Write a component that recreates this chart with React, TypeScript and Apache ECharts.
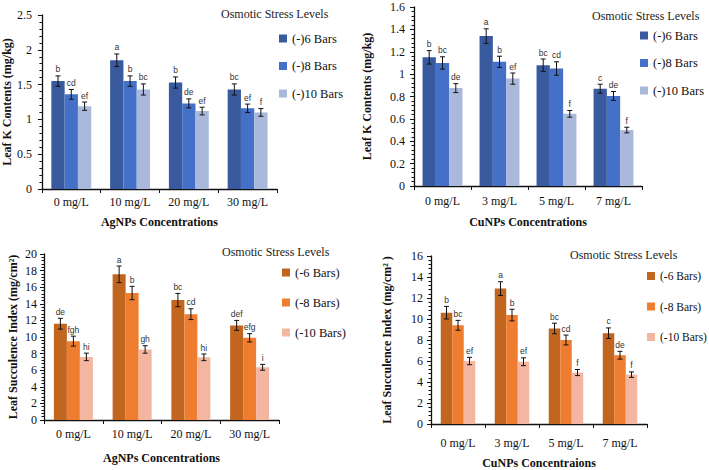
import React, { useEffect, useRef } from "react";
import * as echarts from "echarts";

// ---------- data ----------
const agCategories = ["0 mg/L", "10 mg/L", "20 mg/L", "30 mg/L"];
const cuCategories = ["0 mg/L", "3 mg/L", "5 mg/L", "7 mg/L"];
const kSeriesNames = ["(-)6 Bars", "(-)8 Bars", "(-)10 Bars"];
const lsiSeriesNames = ["(-6 Bars)", "(-8 Bars)", "(-10 Bars)"];

// Leaf K, AgNPs
const agK6 = [1.55, 1.85, 1.53, 1.43];
const agK8 = [1.36, 1.55, 1.23, 1.16];
const agK10 = [1.19, 1.43, 1.12, 1.1];
const agK6Err = [0.075, 0.09, 0.08, 0.08];
const agK8Err = [0.07, 0.075, 0.065, 0.06];
const agK10Err = [0.06, 0.08, 0.055, 0.055];
const agK6Letters = ["b", "a", "b", "bc"];
const agK8Letters = ["cd", "b", "de", "ef"];
const agK10Letters = ["ef", "bc", "ef", "f"];

// Leaf K, CuNPs
const cuK6 = [1.15, 1.34, 1.08, 0.87];
const cuK8 = [1.1, 1.11, 1.05, 0.805];
const cuK10 = [0.875, 0.96, 0.645, 0.5];
const cuK6Err = [0.06, 0.065, 0.055, 0.04];
const cuK8Err = [0.055, 0.05, 0.06, 0.04];
const cuK10Err = [0.04, 0.05, 0.03, 0.025];
const cuK6Letters = ["b", "a", "bc", "c"];
const cuK8Letters = ["bc", "b", "cd", "de"];
const cuK10Letters = ["de", "ef", "f", "f"];

// Leaf succulence index, AgNPs
const agL6 = [11.6, 17.55, 14.45, 11.4];
const agL8 = [9.5, 15.3, 12.75, 9.9];
const agL10 = [7.6, 8.5, 7.55, 6.35];
const agL6Err = [0.65, 1.0, 0.8, 0.6];
const agL8Err = [0.6, 0.8, 0.65, 0.5];
const agL10Err = [0.45, 0.45, 0.4, 0.35];
const agL6Letters = ["de", "a", "bc", "def"];
const agL8Letters = ["fgh", "b", "cd", "efg"];
const agL10Letters = ["hi", "gh", "hi", "i"];

// Leaf succulence index, CuNPs
const cuL6 = [10.6, 12.9, 9.1, 8.65];
const cuL8 = [9.4, 10.38, 8.0, 6.55];
const cuL10 = [6.0, 5.93, 4.9, 4.7];
const cuL6Err = [0.6, 0.65, 0.5, 0.5];
const cuL8Err = [0.47, 0.55, 0.47, 0.37];
const cuL10Err = [0.35, 0.37, 0.29, 0.26];
const cuL6Letters = ["b", "a", "bc", "c"];
const cuL8Letters = ["bc", "b", "cd", "de"];
const cuL10Letters = ["ef", "ef", "f", "f"];

// ---------- styles ----------
const blueColors = ["#3a5aa0", "#4470c8", "#aab8dc"];
const orangeColors = ["#c2651e", "#ee7d2f", "#f4b6a0"];
const SERIF = '"Liberation Serif", "Times New Roman", serif';
const SANS = '"Liberation Sans", Arial, sans-serif';

const panels = [
  {
    cats: agCategories, names: kSeriesNames,
    values: [agK6, agK8, agK10], errors: [agK6Err, agK8Err, agK10Err],
    letters: [agK6Letters, agK8Letters, agK10Letters],
    colors: blueColors, yMax: 2.5, yInterval: 0.5,
    yName: "Leaf K Contents (mg/kg)", xName: "AgNPs Concentrations",
    grid: { left: 39, top: 15, width: 238, height: 174 },
    yNameGap: 25.5, xNameGap: 27, xLabelMargin: 7, yLabelMargin: 10, barWidth: 13.3,
    legendLeft: 279, legendTop: 32, legendGap: 14.5, legendFont: 12.5, titleX: 221, titleY: 14,
  },
  {
    cats: cuCategories, names: kSeriesNames,
    values: [cuK6, cuK8, cuK10], errors: [cuK6Err, cuK8Err, cuK10Err],
    letters: [cuK6Letters, cuK8Letters, cuK10Letters],
    colors: blueColors, yMax: 1.6, yInterval: 0.2,
    yName: "Leaf K Contents (mg/kg)", xName: "CuNPs Concentrations",
    grid: { left: 414, top: 7, width: 228, height: 179 },
    yNameGap: 41, xNameGap: 30, xLabelMargin: 9, yLabelMargin: 9, barWidth: 13.3,
    legendLeft: 640, legendTop: 29, legendGap: 14.5, legendFont: 12.5, titleX: 592, titleY: 16,
  },
  {
    cats: agCategories, names: lsiSeriesNames,
    values: [agL6, agL8, agL10], errors: [agL6Err, agL8Err, agL10Err],
    letters: [agL6Letters, agL8Letters, agL10Letters],
    colors: orangeColors, yMax: 20, yInterval: 2,
    yName: "Leaf Succulence Index (mg/cm²)", xName: "AgNPs Concentrations",
    grid: { left: 44, top: 254, width: 235, height: 166 },
    yNameGap: 25.5, xNameGap: 31.5, xLabelMargin: 8, yLabelMargin: 7, barWidth: 13,
    legendLeft: 282, legendTop: 266, legendGap: 17, legendFont: 12.5, titleX: 222, titleY: 252,
  },
  {
    cats: cuCategories, names: lsiSeriesNames,
    values: [cuL6, cuL8, cuL10], errors: [cuL6Err, cuL8Err, cuL10Err],
    letters: [cuL6Letters, cuL8Letters, cuL10Letters],
    colors: orangeColors, yMax: 16, yInterval: 2,
    yName: "Leaf Succulence Index (mg/cm² )", xName: "CuNPs Concentraions",
    grid: { left: 431, top: 256, width: 216, height: 170 },
    yNameGap: 38, xNameGap: 33, xLabelMargin: 13, yLabelMargin: 8, barWidth: 11.5,
    legendLeft: 647, legendTop: 270, legendGap: 18.5, legendFont: 11.5, titleX: 570, titleY: 255,
  },
];

function buildOption() {
  const grid: any[] = [];
  const xAxis: any[] = [];
  const yAxis: any[] = [];
  const legend: any[] = [];
  const series: any[] = [];
  const graphic: any[] = [];

  panels.forEach((p, pi) => {
    grid.push({ ...p.grid, containLabel: false });
    xAxis.push({
      type: "category", gridIndex: pi, data: p.cats, boundaryGap: true,
      axisLine: { show: true, lineStyle: { color: "#111", width: 1.3 } },
      axisTick: { show: true, length: 4, lineStyle: { color: "#111" } },
      axisLabel: { fontFamily: SERIF, fontSize: 12, color: "#111", margin: p.xLabelMargin },
      splitLine: { show: false },
      name: p.xName, nameLocation: "middle", nameGap: p.xNameGap,
      nameTextStyle: { fontFamily: SERIF, fontWeight: "bold", fontSize: 12, color: "#111" },
    });
    yAxis.push({
      type: "value", gridIndex: pi, min: 0, max: p.yMax, interval: p.yInterval,
      axisLine: { show: true, lineStyle: { color: "#111", width: 1.3 } },
      axisTick: { show: true, length: 4, lineStyle: { color: "#111" } },
      minorTick: { show: true, splitNumber: 5, length: 2.5, lineStyle: { color: "#111" } },
      splitLine: { show: false },
      axisLabel: { fontFamily: SERIF, fontSize: 12, color: "#111", margin: p.yLabelMargin },
      name: p.yName, nameLocation: "middle", nameGap: p.yNameGap,
      nameTextStyle: { fontFamily: SERIF, fontWeight: "bold", fontSize: 12, color: "#111" },
    });
    legend.push({
      orient: "vertical", left: p.legendLeft, top: p.legendTop,
      itemWidth: 8, itemHeight: 8, itemGap: p.legendGap, icon: "rect",
      selectedMode: false, data: p.names, padding: 0,
      textStyle: { fontFamily: SERIF, fontSize: p.legendFont, color: "#111" },
    });
    graphic.push({
      type: "text", x: p.titleX, y: p.titleY,
      style: { text: "Osmotic Stress Levels", fontFamily: SERIF, fontSize: 12, fill: "#222", verticalAlign: "middle" },
    });

    p.names.forEach((name, si) => {
      series.push({
        type: "bar", name, xAxisIndex: pi, yAxisIndex: pi,
        data: p.values[si], barWidth: p.barWidth, barGap: "0%",
        itemStyle: { color: p.colors[si] },
      });
    });
    p.names.forEach((name, si) => {
      const offset = (si - 1) * p.barWidth;
      const letters = p.letters[si];
      series.push({
        type: "custom", name: name + " err", xAxisIndex: pi, yAxisIndex: pi,
        z: 5, clip: false,
        data: p.values[si].map((v, i) => [i, v, p.errors[si][i]]),
        renderItem: (params: any, api: any) => {
          const ci = api.value(0), v = api.value(1), e = api.value(2);
          const c = api.coord([ci, v]);
          const x = c[0] + offset;
          const yTop = api.coord([ci, v + e])[1];
          const yBot = api.coord([ci, v - e])[1];
          const cap = 2.5;
          const ls = { stroke: "#111", lineWidth: 1 };
          return {
            type: "group",
            children: [
              { type: "line", shape: { x1: x, y1: yTop, x2: x, y2: yBot }, style: ls },
              { type: "line", shape: { x1: x - cap, y1: yTop, x2: x + cap, y2: yTop }, style: ls },
              { type: "line", shape: { x1: x - cap, y1: yBot, x2: x + cap, y2: yBot }, style: ls },
              {
                type: "text",
                style: {
                  text: letters[params.dataIndex], x, y: yTop - 2,
                  align: "center", verticalAlign: "bottom",
                  fontFamily: SANS, fontSize: 8.5, fill: "#333",
                },
              },
            ],
          };
        },
      });
    });
  });

  return { animation: false, backgroundColor: "#fff", grid, xAxis, yAxis, legend, series, graphic };
}

export default function App() {
  const ref = useRef<HTMLDivElement>(null);
  useEffect(() => {
    if (!ref.current) return;
    const chart = echarts.init(ref.current, undefined, { renderer: "svg" });
    chart.setOption(buildOption() as any);
    return () => chart.dispose();
  }, []);
  return (
    <div
      ref={ref}
      style={{ position: "absolute", left: 0, top: 0, width: 709, height: 470, background: "#fff" }}
    />
  );
}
※
▸ WRITTEN TASK: Each line from the top of the material through the line containing "import * as" should be reproduced exactly; please drop any images.

▸ RESPONSE TO THIS EXERCISE:
Write a component that recreates this chart with React, TypeScript and Apache ECharts.
import React, { useEffect, useRef } from "react";
import * as echarts from "echarts";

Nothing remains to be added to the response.